I’ve noted that over the years I’m one of the very few people who occupy ‘positions’ that contribute to TFF which has its downsides but I’m happy to continue to do so. I’ve always believed that if you take these positions you should be transparent to your peers or the people you claim to represent.
 

Dave645

Member
Arable Farmer
Location
N Lincs
@Guy Smith
While the red tractor, is not a terrible idea, it’s execution is diabolical.
The reality is, very few people rush into the farm house the minute they do something that needs recording on paper, the paper evidence based system is a Stone Age solution, to a modern age problem.
especially when the majority of people have mobile phones in their pockets, it seems a missed trick for making the system more user friendly, which can include reminders and suggestions. To help the scheme be a more natural part of the day to day operations on farm.

The next bug bare for me and reading this thread a lot of others is the creep of extra rules every year, I would suggest 50% of the scheme is now stupid stuff that has nothing, or a very tenuous connection to assurance of quality.
Eg Sampling and testing every load of corn coming off the combine and keeping a sample, to show we did it?
certification of fertiliser we buy, seed bag tickets, explain how that is helpful to the end user of the corn?
bare in mind unless I was treating corn somehow myself all corn I can buy and dress is either treated buy suppliers or treated by mobile seed dressers, or it’s taken as is off the heap.
Same for fert, what possible supply of fert can I be getting that means I need what I buy to be, a known type, or I need records to prove what it was, and where it was from. And how much I used, on what field, so that the end users is so concerned he needs me to record it?

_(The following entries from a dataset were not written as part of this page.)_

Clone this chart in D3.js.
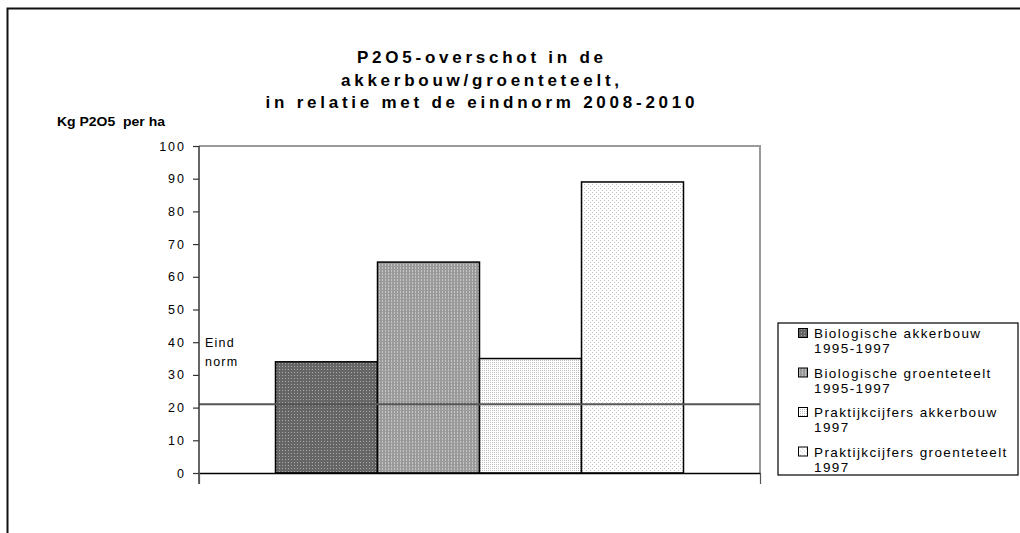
<!DOCTYPE html>
<html>
<head>
<meta charset="utf-8">
<script src="https://cdn.jsdelivr.net/npm/d3@7"></script>
<style>
  body { margin: 0; background: #fff; }
  text { font-family: "Liberation Sans", Arial, sans-serif; fill: #000; }
</style>
</head>
<body>
<div id="chart"></div>
<script>
// chart data
var titleLines = ['P2O5-overschot in de', 'akkerbouw/groenteteelt,', 'in relatie met de eindnorm 2008-2010']
var yLabel = 'Kg P2O5  per ha'
var seriesLabels = [
  ['Biologische akkerbouw', '1995-1997'],
  ['Biologische groenteteelt', '1995-1997'],
  ['Praktijkcijfers akkerbouw', '1997'],
  ['Praktijkcijfers groenteteelt', '1997']
]
var values = [34, 64.5, 35, 89]
var normValue = 21
var normLabel = ['Eind', 'norm']
var yTicks = [0, 10, 20, 30, 40, 50, 60, 70, 80, 90, 100]

var width = 1020, height = 533
var svg = d3.select('#chart').append('svg')
  .attr('width', width)
  .attr('height', height)

// fill patterns, one per series
var defs = svg.append('defs')
var patterns = [
  { id: 'p0', size: 3, bg: '#666', dot: '#a9a9a9', dots: [[0, 0]] },
  { id: 'p1', size: 3, bg: '#9a9a9a', dot: '#c4c4c4', dots: [[1, 0], [1, 1]] },
  { id: 'p2', size: 2, bg: '#fff', dot: '#bdbdbd', dots: [[0, 0]] },
  { id: 'p3', size: 4, bg: '#fff', dot: '#c2c2c2', dots: [[0, 0], [2, 2]] }
]
patterns.forEach(p => {
  var pat = defs.append('pattern')
    .attr('id', p.id)
    .attr('patternUnits', 'userSpaceOnUse')
    .attr('width', p.size)
    .attr('height', p.size)
  pat.append('rect')
    .attr('width', p.size)
    .attr('height', p.size)
    .style('fill', p.bg)
  p.dots.forEach(d => {
    pat.append('rect')
      .attr('x', d[0])
      .attr('y', d[1])
      .attr('width', 1)
      .attr('height', 1)
      .style('fill', p.dot)
  })
})

// outer chart border (runs off the picture at right and bottom)
svg.append('rect')
  .attr('x', 7.5)
  .attr('y', 8.5)
  .attr('width', 1040)
  .attr('height', 560)
  .style('fill', 'none')
  .style('stroke', '#111')
  .style('stroke-width', 2)

var plot = { left: 199, right: 760, top: 146, bottom: 473 }

var yMap = d3.scaleLinear()
  .domain([0, 100])
  .range([plot.bottom, plot.top])

var xCat = d3.scaleBand()
  .domain(['all'])
  .range([plot.left, plot.right])
  .paddingInner(0)
  .paddingOuter(0.1875)

var xSeries = d3.scaleBand()
  .domain(d3.range(values.length))
  .range([xCat('all'), xCat('all') + xCat.bandwidth()])
  .padding(0)

// title
svg.append('g').selectAll('text')
  .data(titleLines).enter()
  .append('text')
  .attr('x', 480 + 1.9)
  .attr('y', (d, i) => 63 + i * 22.5)
  .style('text-anchor', 'middle')
  .style('font-size', '17px')
  .style('font-weight', 'bold')
  .style('letter-spacing', '3.75px')
  .text(d => d)

svg.append('text')
  .attr('x', 57)
  .attr('y', 126)
  .style('font-size', '13px')
  .style('font-weight', 'bold')
  .style('white-space', 'pre')
  .attr('textLength', 108)
  .attr('lengthAdjust', 'spacingAndGlyphs')
  .text(yLabel)

// plot area frame (grey top and right)
svg.append('path')
  .attr('d', 'M' + plot.left + ',' + plot.top + 'H' + plot.right + 'V' + plot.bottom)
  .style('fill', 'none')
  .style('stroke', '#999')
  .style('stroke-width', 2)

// bars
svg.append('g').selectAll('rect')
  .data(values).enter()
  .append('rect')
  .attr('x', (d, i) => xSeries(i))
  .attr('y', d => yMap(d))
  .attr('width', xSeries.bandwidth())
  .attr('height', d => yMap(0) - yMap(d))
  .style('fill', (d, i) => 'url(#p' + i + ')')
  .style('stroke', '#000')
  .style('stroke-width', 1.5)

// norm line
svg.append('line')
  .attr('x1', plot.left)
  .attr('x2', plot.right)
  .attr('y1', yMap(normValue))
  .attr('y2', yMap(normValue))
  .style('stroke', '#555')
  .style('stroke-width', 2)

svg.append('g').selectAll('text')
  .data(normLabel).enter()
  .append('text')
  .attr('x', 205)
  .attr('y', (d, i) => yMap(normValue) - 57 + i * 19)
  .style('font-size', '12.5px')
  .style('letter-spacing', '1.2px')
  .text(d => d)

// y axis
var yAxis = d3.axisLeft(yMap)
  .tickValues(yTicks)
  .tickSize(6)
  .tickPadding(9)
  .tickSizeOuter(0)

var gY = svg.append('g')
  .attr('transform', 'translate(' + plot.left + ',0)')
  .call(yAxis)

gY.select('.domain').remove()
gY.selectAll('.tick line').style('stroke', '#333').style('stroke-width', 1.2)
gY.selectAll('.tick text')
  .attr('dx', 2)
  .style('font-family', '"Liberation Sans", Arial, sans-serif')
  .style('font-size', '12.5px')
  .style('letter-spacing', '2px')
  .style('fill', '#000')

svg.append('line')
  .attr('x1', plot.left)
  .attr('x2', plot.left)
  .attr('y1', plot.top)
  .attr('y2', plot.bottom + 11)
  .style('stroke', '#333')
  .style('stroke-width', 1.5)

// x axis with boundary ticks
var xAxis = d3.axisBottom(d3.scaleLinear().domain([0, 1]).range([plot.left, plot.right]))
  .tickValues([0, 1])
  .tickSize(11)
  .tickFormat('')
  .tickSizeOuter(0)

var gX = svg.append('g')
  .attr('transform', 'translate(0,' + plot.bottom + ')')
  .call(xAxis)

gX.select('.domain').style('stroke', '#000').style('stroke-width', 1.5)
gX.selectAll('.tick line').style('stroke', '#555').style('stroke-width', 1.2)

// legend
var legend = svg.append('g')
legend.append('rect')
  .attr('x', 778)
  .attr('y', 323)
  .attr('width', 240)
  .attr('height', 152)
  .style('fill', '#fff')
  .style('stroke', '#000')
  .style('stroke-width', 1.2)

var item = legend.selectAll('.item')
  .data(seriesLabels).enter()
  .append('g')
  .attr('class', 'item')
  .attr('transform', (d, i) => 'translate(798,' + (338 + i * 39.5) + ')')

item.append('rect')
  .attr('x', 0.5)
  .attr('y', -9.5)
  .attr('width', 9)
  .attr('height', 9)
  .style('fill', (d, i) => 'url(#p' + i + ')')
  .style('stroke', '#000')
  .style('stroke-width', 1)

item.selectAll('text')
  .data(d => d).enter()
  .append('text')
  .attr('x', 16)
  .attr('y', (d, i) => i * 15)
  .style('font-size', '13.5px')
  .style('letter-spacing', '1.4px')
  .text(d => d)
</script>
</body>
</html>
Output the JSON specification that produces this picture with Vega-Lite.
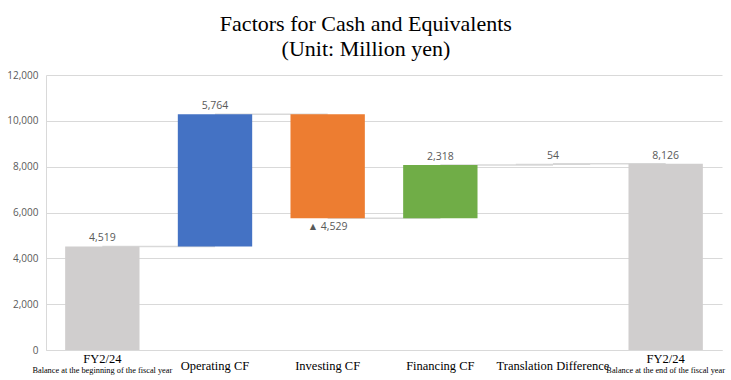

I am very interested to have the reason for every rule explained in detail so the reason behind it inclusion is clear and who requested it and why?

I think the red tractor scheme needs an audit. . .

it needs to justify the existence of every rule showing the benifit to the farmer and the end user.

I find like many farmers the end user while happy to take my assured produce is also happy to take imported produce. Which does not, so why require it from me, as a red tractor buyer they either only buy red tractor feed or they don’t require red tractor assurance it’s a two way street. Not one of convenience, red tractor is not a convenance for the farmer it’s a costly burden.


so I would request that red tractor police the end user of our red tractor produce, what ever that maybe, just as hard if not far harder, than they do us, so that they use zero non assured produce, that includes imported. So that they are complying, and not making our time and costs a joke, as that end of the food chain seems more important to the end user.
I as an assured member would like to see those records made available, the visits, the recoding, the end users, ability to use the red tractor logo has got to be won by compliance and we as members paying for the scheme to exist need to see the assurance that our money is not funding a joke on us.

To the end user of the farm assured scheme it’s a way of adding value to a product they sell to the consumer, so they need policing to make sure they are holding up there end of this devils bargain as much as we are, if not more so.

So to summarise.

The option of apps for recording the data red tractor requires.
An audit on those requirements to explain why they exist and who actualy requested them and why. And what value they actual have.

I would like to ask what body is requesting these added requirements is it coming from the actual end users of our farming produce, or is it coming from inside red tractor?

Then explain how the red tractor scheme is protecting farmers from the supply chain, from there exploiting the scheme with using imported products, non assured products, that they also use in their products, and what red tractor is doing to stop this, while not offering the farmers True added value. Red tractor should be protecting farmers from the suppliers using non assured products at the same time requiring them from them us, double standards should not exist, or this scheme is a joke, we should not be paying for, the end user should be, not farmers.

while your not a dictator only one of the captains, all these request are reasonable of any voluntary membership scheme, especially when the members themselves are the ones paying for it all, we demand an audit of the scheme please.
As captain we are asking you to ask for it, or your membership may chose to withhold payments. Until they get it.